Now let's say that there was one harmful side effect of smoking that I just wasn't buying. For example, I read on the Center for Disease Control's website that researchers correlate smoking with increases in hip fractures in women. I'm no doctor, and I have no idea if 98 percent of the medical researchers agree with this correlation, but it really doesn't matter. Smoking and bone fractures? It sounds too disconnected to me. So, does my refusal to accept the hip-fracture statistic mean that it's OK to smoke, or that the U.S. shouldn't be putting every resource and educational tool we have into deterring future generations from taking up cigarette smoking?

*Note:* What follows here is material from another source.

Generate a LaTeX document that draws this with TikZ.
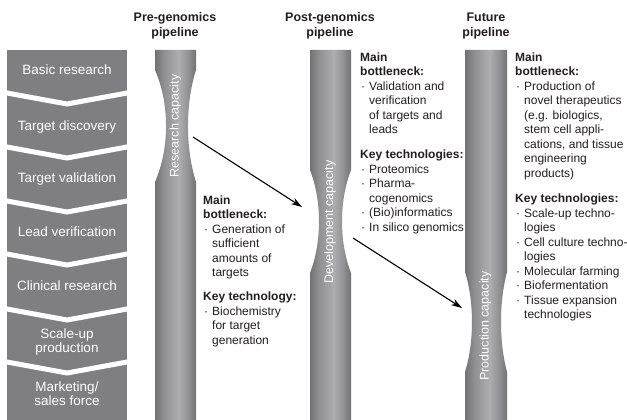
\documentclass[tikz,border=0pt]{standalone}
\usepackage{fontspec}
\setmainfont{Liberation Sans}
\usetikzlibrary{arrows.meta}
\definecolor{boxgray}{HTML}{7F7F81}
\definecolor{pdark}{HTML}{727274}
\definecolor{pmid}{HTML}{909092}
\definecolor{plight}{HTML}{AEAEB0}
\definecolor{txt}{HTML}{231F20}
\pgfdeclarehorizontalshading{pipeshade}{100bp}{color(0bp)=(pdark); color(25bp)=(pdark); color(36bp)=(pmid); color(54bp)=(plight); color(66bp)=(pmid); color(75bp)=(pdark); color(100bp)=(pdark)}
\newcommand\bl{\makebox[9pt][l]{\hspace{1pt}\textperiodcentered}}
\newcommand\ind{\hspace*{9pt}}
\newcommand\hd[1]{{\bfseries #1}}
\begin{document}
\begin{tikzpicture}[x=1pt,y=-1pt,
  boxtext/.style={text=white, font=\fontsize{13.5}{14}\selectfont, align=center, inner sep=0pt, anchor=base},
  captext/.style={text=white, font=\fontsize{12.5}{14}\selectfont, rotate=90, inner sep=0pt},
  titletext/.style={text=txt, font=\fontsize{12.5}{15}\selectfont\bfseries, align=center, inner sep=0pt, anchor=base},
  block/.style={text=txt, font=\fontsize{12}{14.5}\selectfont, align=left, inner sep=0pt, anchor=north west},
  sepline/.style={white, line width=5pt},
  conn/.style={line width=1.1pt, -{Stealth[length=11pt,width=7pt]}},
  pipefill/.style={shading=pipeshade}]
\useasboundingbox (0,0) rectangle (627,420);
\fill[white] (0,0) rectangle (627,420);

% left stage column
\fill[boxgray] (7,50) rectangle (127,420);
\foreach \y in {93,147,201,254,309,362}{
  \draw[sepline] (2,\y-0.9) -- (67,\y+11) -- (132,\y-0.9);
}
\node[boxtext] (s1) at (67,75) {Basic research};
\node[boxtext] (s2) at (67,130) {Target discovery};
\node[boxtext] (s3) at (67,182.5) {Target validation};
\node[boxtext] (s4) at (67,236.5) {Lead verification};
\node[boxtext] (s5) at (67,290) {Clinical research};
\node[boxtext] (s6) at (67,352.5) {Scale-up\\production};
\node[boxtext] (s7) at (67,405.5) {Marketing/\\sales force};

% titles
\node[titletext] (t1) at (175,36.5) {Pre-genomics\\pipeline};
\node[titletext] (t2) at (330,36.5) {Post-genomics\\pipeline};
\node[titletext] (t3) at (486,36.5) {Future\\pipeline};

% pipes
\shade[pipefill] (155,50) -- (155,70) .. controls (169.7,103.6) and (169.7,148.4) .. (155,182)
  -- (155,420) -- (196,420) -- (196,182) .. controls (185.3,148.4) and (185.3,103.6) .. (196,70)
  -- (196,50) -- cycle;
\shade[pipefill] (310,50) -- (310,170) .. controls (322,200.9) and (322,242.1) .. (310,273)
  -- (310,420) -- (351,420) -- (351,273) .. controls (339,242.1) and (339,200.9) .. (351,170)
  -- (351,50) -- cycle;
\shade[pipefill] (465,50) -- (465,272) .. controls (474.3,302) and (474.3,342) .. (465,372)
  -- (465,420) -- (507,420) -- (507,372) .. controls (499,342) and (499,302) .. (507,272)
  -- (507,50) -- cycle;

\node[captext] (c1) at (175.5,126) {Research capacity};
\node[captext] (c2) at (330,222) {Development capacity};
\node[captext] (c3) at (485.5,326) {Production capacity};

% arrows
\coordinate (a1s) at (193,137);
\coordinate (a1e) at (302,207);
\coordinate (a2s) at (353,238);
\coordinate (a2e) at (462,308);
\draw[conn] (a1s) -- (a1e);
\draw[conn] (a2s) -- (a2e);

% text blocks
\node[block] (b1) at (203,195.5) {\hd{Main}\\
\hd{bottleneck:}\\
\bl Generation of\\
\ind sufficient\\
\ind amounts of\\
\ind targets\\[9.5pt]
\hd{Key technology:}\\
\bl Biochemistry\\
\ind for target\\
\ind generation};

\node[block] (b2) at (360,52.5) {\hd{Main}\\
\hd{bottleneck:}\\
\bl Validation and\\
\ind verification\\
\ind of targets and\\
\ind leads\\[10.5pt]
\hd{Key technologies:}\\
\bl Proteomics\\
\bl Pharma-\\
\ind cogenomics\\
\bl (Bio)informatics\\
\bl In silico genomics};

\node[block] (b3) at (515,52.5) {\hd{Main}\\
\hd{bottleneck:}\\
\bl Production of\\
\ind novel therapeutics\\
\ind (e.g. biologics,\\
\ind stem cell appli-\\
\ind cations, and tissue\\
\ind engineering\\
\ind products)\\[11pt]
\hd{Key technologies:}\\
\bl Scale-up techno-\\
\ind logies\\
\bl Cell culture techno-\\
\ind logies\\
\bl Molecular farming\\
\bl Biofermentation\\
\bl Tissue expansion\\
\ind technologies};
\end{tikzpicture}
\end{document}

Of course not. Because tobacco addiction causes more deaths each year than HIV, illegal drug use, alcohol use, motor vehicle injuries, suicides, and murders combined. Smoking is bad for you, end of story, with or without the hip fractures.

So why aren't we looking at fossil fuels in the same way we look at cigarettes?

Simply put, fossil fuels are to our ecosystems what cigarettes are to our human body systems. Coal extraction strips away pristine landscapes, poisons drinking water supplies and kills ecosystems every bit as much as cigarettes sear into our internal organs. Oil transportation accidents devastate our coastlines and marine habitats in the same way that nicotine infiltrates our circulatory systems and clogs our blood flow. Coal-fired power plants contaminate our waterways and fish with toxic mercury and fill our skies with asthma-inducing particulates in the same manner that tobacco smoke fills our lungs and destroys our tissue.

The National Academy of Science recently determined that the air pollution from burning fossil fuels accounts for nearly 20,000 deaths in the United States each year, costing the country $120 billion annually. That doesn't include the impacts and costs of mercury fish advisories in all our states, or coal ash impoundments, or drinking water contamination from irresponsible coal mining practices.

Climate change is among a long list of serious environmental and human problems associated with continued use of fossil fuels -- like hip fractures are associated with cigarette smoking. So why would the fact that there are some vocal climate change naysayers alter our approach to eliminating fossil fuels from our energy portfolio as soon as possible? Why aren't we doing everything in our power to wean this country off of harmful energy resources and replace them with the sun and wind and the heat contained within the earth's crust?

I'm not naïve; I know the answer. Once again, we've let the other side frame the issue and control the discussion. We've allowed the dialogue over our energy future to revolve solely around climate change when it should also be about so many other things. It's an economic issue, but not in the way most industry supporters would have you think - it's because the sun and wind are free. And what red-blooded American industrialist, or politician bought and paid for by American industrialists, wants anything to be free. So, we continue to go back and forth, arguing about climate change while coal ash, particulate matter, mercury, oil spills, dispersants and countless other ills of the fossil-fuel industry poison our planet and bodies.

So to the Palins and the Inhofes and the Blankenships, I've got a message. I may not be a medical doctor, but this hip fracture thing makes no sense to me. Until it does, you naysayers go ahead -- smoke, baby, smoke.